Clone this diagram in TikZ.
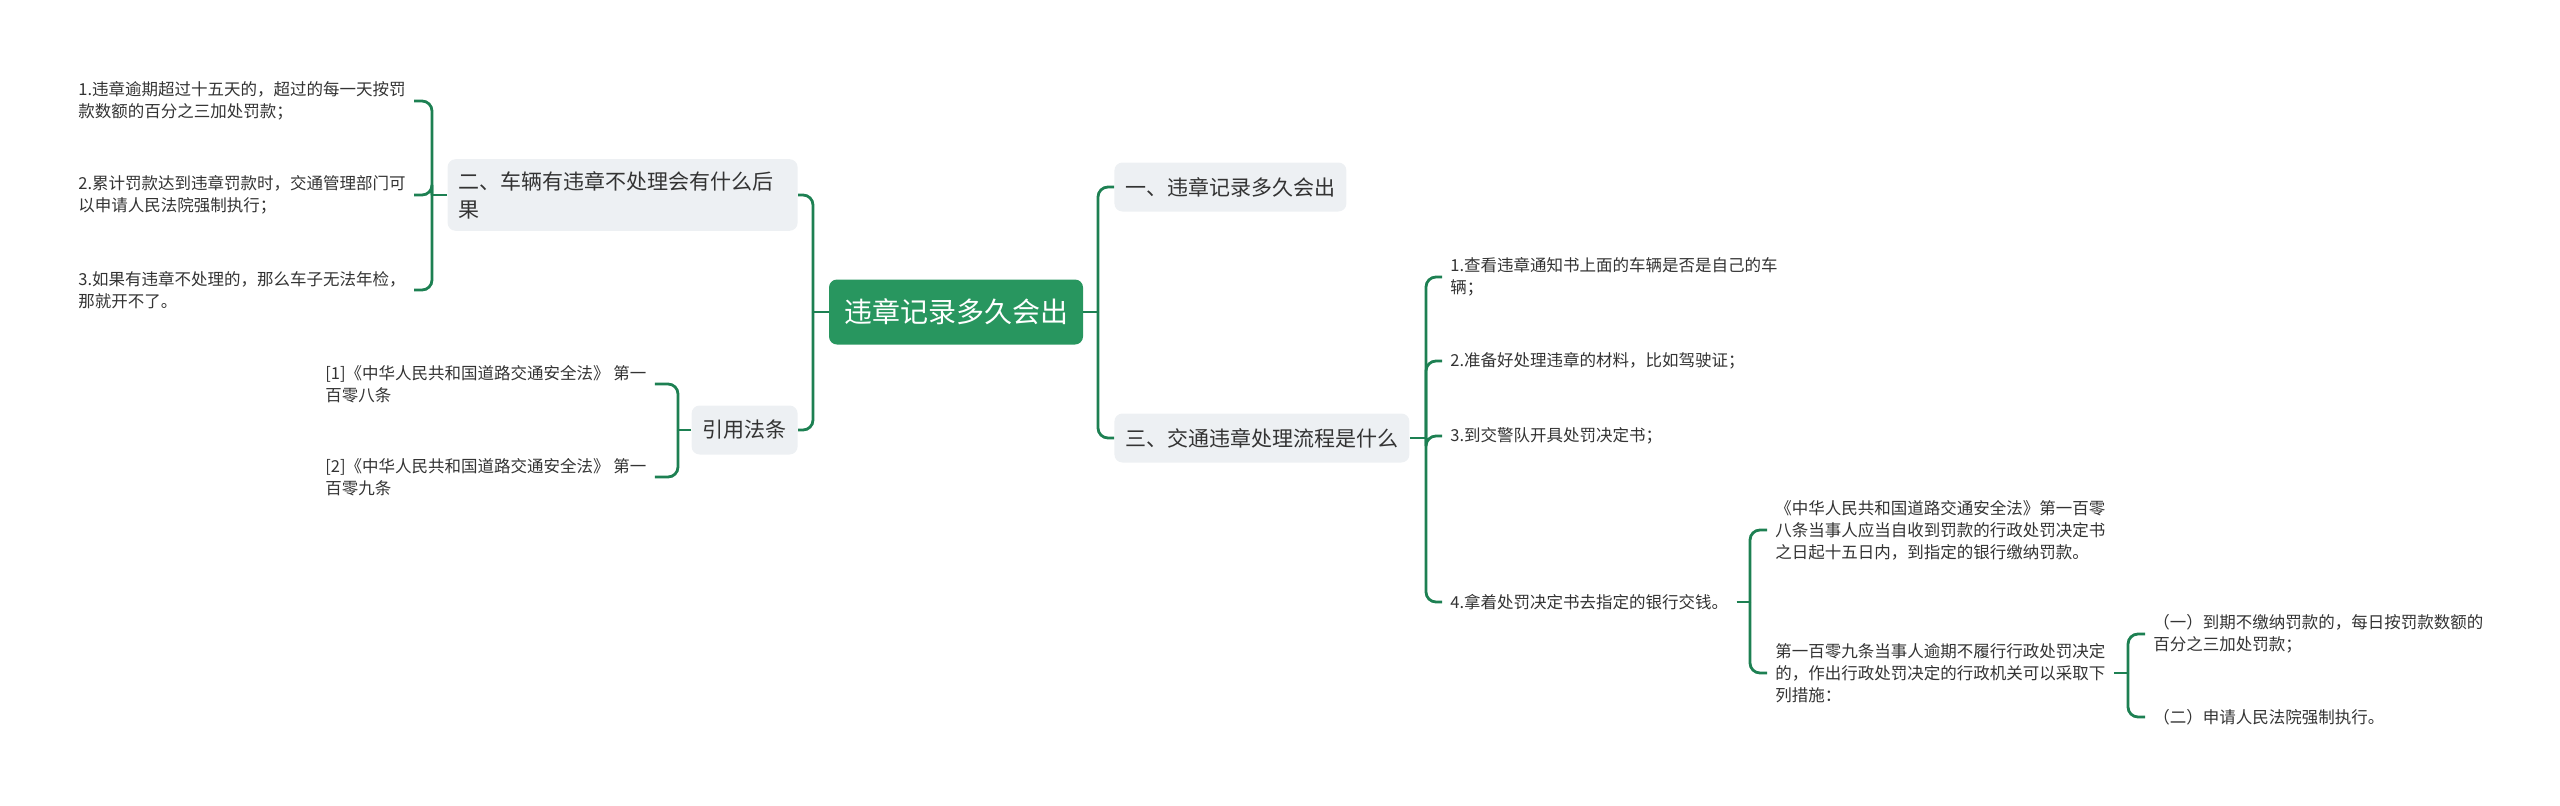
\documentclass[tikz,border=0pt]{standalone}
\usepackage{fontspec}
\setmainfont{Noto Sans CJK SC}
\usetikzlibrary{positioning}
\definecolor{mGreen}{HTML}{28965F}
\definecolor{mLine}{HTML}{1D8052}
\definecolor{mBox}{HTML}{EDF0F3}
\definecolor{mText}{HTML}{333333}

\begin{document}
\begin{tikzpicture}[x=0.5pt, y=-0.5pt,
      root/.style={fill=mGreen, text=white, rounded corners=4pt, font=\fontsize{14pt}{18pt}\selectfont, minimum height=32.5pt, inner xsep=7.5pt},
      topic/.style={fill=mBox, text=mText, rounded corners=4pt, font=\fontsize{10.5pt}{14pt}\selectfont, minimum height=24.5pt, inner xsep=5.5pt, inner ysep=6pt, align=left},
      leaf/.style={text=mText, font=\fontsize{8.25pt}{11pt}\selectfont, inner xsep=4pt, inner ysep=2pt, align=left, anchor=west},
      link/.style={draw=mLine, line width=1.4pt, rounded corners=5pt}]
    \useasboundingbox (0,0) rectangle (2560,805);
    \node[root] (root) at (956,312) {违章记录多久会出};
    \node[topic, anchor=west] (b1) at (1114,187) {一、违章记录多久会出};
    \node[topic, anchor=west] (b3) at (1114,438) {三、交通违章处理流程是什么};
    \node[topic, anchor=east, text width=164pt] (b2) at (798,195) {二、车辆有违章不处理会有什么后\\果};
    \node[topic, anchor=east] (b4) at (798,430) {引用法条};
    \node[leaf] (c1) at (1442,277) {1.查看违章通知书上面的车辆是否是自己的车\\辆；};
    \node[leaf] (c2) at (1442,361) {2.准备好处理违章的材料，比如驾驶证；};
    \node[leaf] (c3) at (1442,436) {3.到交警队开具处罚决定书；};
    \node[leaf] (c4) at (1442,602) {4.拿着处罚决定书去指定的银行交钱。};
    \node[leaf] (d1) at (1767,530) {《中华人民共和国道路交通安全法》第一百零\\八条当事人应当自收到罚款的行政处罚决定书\\之日起十五日内，到指定的银行缴纳罚款。};
    \node[leaf] (d2) at (1767,673) {第一百零九条当事人逾期不履行行政处罚决定\\的，作出行政处罚决定的行政机关可以采取下\\列措施：};
    \node[leaf] (e1) at (2145,634) {（一）到期不缴纳罚款的，每日按罚款数额的\\百分之三加处罚款；};
    \node[leaf] (e2) at (2145,717) {（二）申请人民法院强制执行。};
    \node[leaf] (a1) at (70,101) {1.违章逾期超过十五天的，超过的每一天按罚\\款数额的百分之三加处罚款；};
    \node[leaf] (a2) at (70,195) {2.累计罚款达到违章罚款时，交通管理部门可\\以申请人民法院强制执行；};
    \node[leaf] (a3) at (70,290) {3.如果有违章不处理的，那么车子无法年检，\\那就开不了。};
    \node[leaf] (r1) at (317,384) {[1]《中华人民共和国道路交通安全法》 第一\\百零八条};
    \node[leaf] (r2) at (317,477) {[2]《中华人民共和国道路交通安全法》 第一\\百零九条};
    \coordinate (jr) at (1098,312); \coordinate (jl) at (813,312);
    \coordinate (j3) at (1426,438); \coordinate (j4) at (1750,602); \coordinate (j5) at (2128,673);
    \coordinate (j2) at (432,195); \coordinate (j6) at (678,430);
    \draw[link] (root.east) -- (jr); \draw[link] (jr) |- (b1.west); \draw[link] (jr) |- (b3.west);
    \draw[link] (root.west) -- (jl); \draw[link] (jl) |- (b2.east); \draw[link] (jl) |- (b4.east);
    \draw[link] (b3.east) -- (j3); \draw[link] (j3) |- (c1.west); \draw[link] (j3) |- (c2.west);
    \draw[link] (j3) |- (c3.west); \draw[link] (j3) |- (c4.west);
    \draw[link] (c4.east) -- (j4); \draw[link] (j4) |- (d1.west); \draw[link] (j4) |- (d2.west);
    \draw[link] (d2.east) -- (j5); \draw[link] (j5) |- (e1.west); \draw[link] (j5) |- (e2.west);
    \draw[link] (b2.west) -- (j2); \draw[link] (j2) |- (a1.east); \draw[link] (j2) |- (a2.east); \draw[link] (j2) |- (a3.east);
    \draw[link] (b4.west) -- (j6); \draw[link] (j6) |- (r1.east); \draw[link] (j6) |- (r2.east);
  \end{tikzpicture}
\end{document}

▶ Job
Word for word, quote the lines above. Omit the pictures.

▶ Task solution
Clone this diagram in TikZ.
\documentclass[tikz,border=0pt]{standalone}
\usepackage{fontspec}
\setmainfont{Noto Sans CJK SC}
\usetikzlibrary{positioning}
\definecolor{mGreen}{HTML}{28965F}
\definecolor{mLine}{HTML}{1D8052}
\definecolor{mBox}{HTML}{EDF0F3}
\definecolor{mText}{HTML}{333333}

\begin{document}
\begin{tikzpicture}[x=0.5pt, y=-0.5pt,
      root/.style={fill=mGreen, text=white, rounded corners=4pt, font=\fontsize{14pt}{18pt}\selectfont, minimum height=32.5pt, inner xsep=7.5pt},
      topic/.style={fill=mBox, text=mText, rounded corners=4pt, font=\fontsize{10.5pt}{14pt}\selectfont, minimum height=24.5pt, inner xsep=5.5pt, inner ysep=6pt, align=left},
      leaf/.style={text=mText, font=\fontsize{8.25pt}{11pt}\selectfont, inner xsep=4pt, inner ysep=2pt, align=left, anchor=west},
      link/.style={draw=mLine, line width=1.4pt, rounded corners=5pt}]
    \useasboundingbox (0,0) rectangle (2560,805);
    \node[root] (root) at (956,312) {违章记录多久会出};
    \node[topic, anchor=west] (b1) at (1114,187) {一、违章记录多久会出};
    \node[topic, anchor=west] (b3) at (1114,438) {三、交通违章处理流程是什么};
    \node[topic, anchor=east, text width=164pt] (b2) at (798,195) {二、车辆有违章不处理会有什么后\\果};
    \node[topic, anchor=east] (b4) at (798,430) {引用法条};
    \node[leaf] (c1) at (1442,277) {1.查看违章通知书上面的车辆是否是自己的车\\辆；};
    \node[leaf] (c2) at (1442,361) {2.准备好处理违章的材料，比如驾驶证；};
    \node[leaf] (c3) at (1442,436) {3.到交警队开具处罚决定书；};
    \node[leaf] (c4) at (1442,602) {4.拿着处罚决定书去指定的银行交钱。};
    \node[leaf] (d1) at (1767,530) {《中华人民共和国道路交通安全法》第一百零\\八条当事人应当自收到罚款的行政处罚决定书\\之日起十五日内，到指定的银行缴纳罚款。};
    \node[leaf] (d2) at (1767,673) {第一百零九条当事人逾期不履行行政处罚决定\\的，作出行政处罚决定的行政机关可以采取下\\列措施：};
    \node[leaf] (e1) at (2145,634) {（一）到期不缴纳罚款的，每日按罚款数额的\\百分之三加处罚款；};
    \node[leaf] (e2) at (2145,717) {（二）申请人民法院强制执行。};
    \node[leaf] (a1) at (70,101) {1.违章逾期超过十五天的，超过的每一天按罚\\款数额的百分之三加处罚款；};
    \node[leaf] (a2) at (70,195) {2.累计罚款达到违章罚款时，交通管理部门可\\以申请人民法院强制执行；};
    \node[leaf] (a3) at (70,290) {3.如果有违章不处理的，那么车子无法年检，\\那就开不了。};
    \node[leaf] (r1) at (317,384) {[1]《中华人民共和国道路交通安全法》 第一\\百零八条};
    \node[leaf] (r2) at (317,477) {[2]《中华人民共和国道路交通安全法》 第一\\百零九条};
    \coordinate (jr) at (1098,312); \coordinate (jl) at (813,312);
    \coordinate (j3) at (1426,438); \coordinate (j4) at (1750,602); \coordinate (j5) at (2128,673);
    \coordinate (j2) at (432,195); \coordinate (j6) at (678,430);
    \draw[link] (root.east) -- (jr); \draw[link] (jr) |- (b1.west); \draw[link] (jr) |- (b3.west);
    \draw[link] (root.west) -- (jl); \draw[link] (jl) |- (b2.east); \draw[link] (jl) |- (b4.east);
    \draw[link] (b3.east) -- (j3); \draw[link] (j3) |- (c1.west); \draw[link] (j3) |- (c2.west);
    \draw[link] (j3) |- (c3.west); \draw[link] (j3) |- (c4.west);
    \draw[link] (c4.east) -- (j4); \draw[link] (j4) |- (d1.west); \draw[link] (j4) |- (d2.west);
    \draw[link] (d2.east) -- (j5); \draw[link] (j5) |- (e1.west); \draw[link] (j5) |- (e2.west);
    \draw[link] (b2.west) -- (j2); \draw[link] (j2) |- (a1.east); \draw[link] (j2) |- (a2.east); \draw[link] (j2) |- (a3.east);
    \draw[link] (b4.west) -- (j6); \draw[link] (j6) |- (r1.east); \draw[link] (j6) |- (r2.east);
  \end{tikzpicture}
\end{document}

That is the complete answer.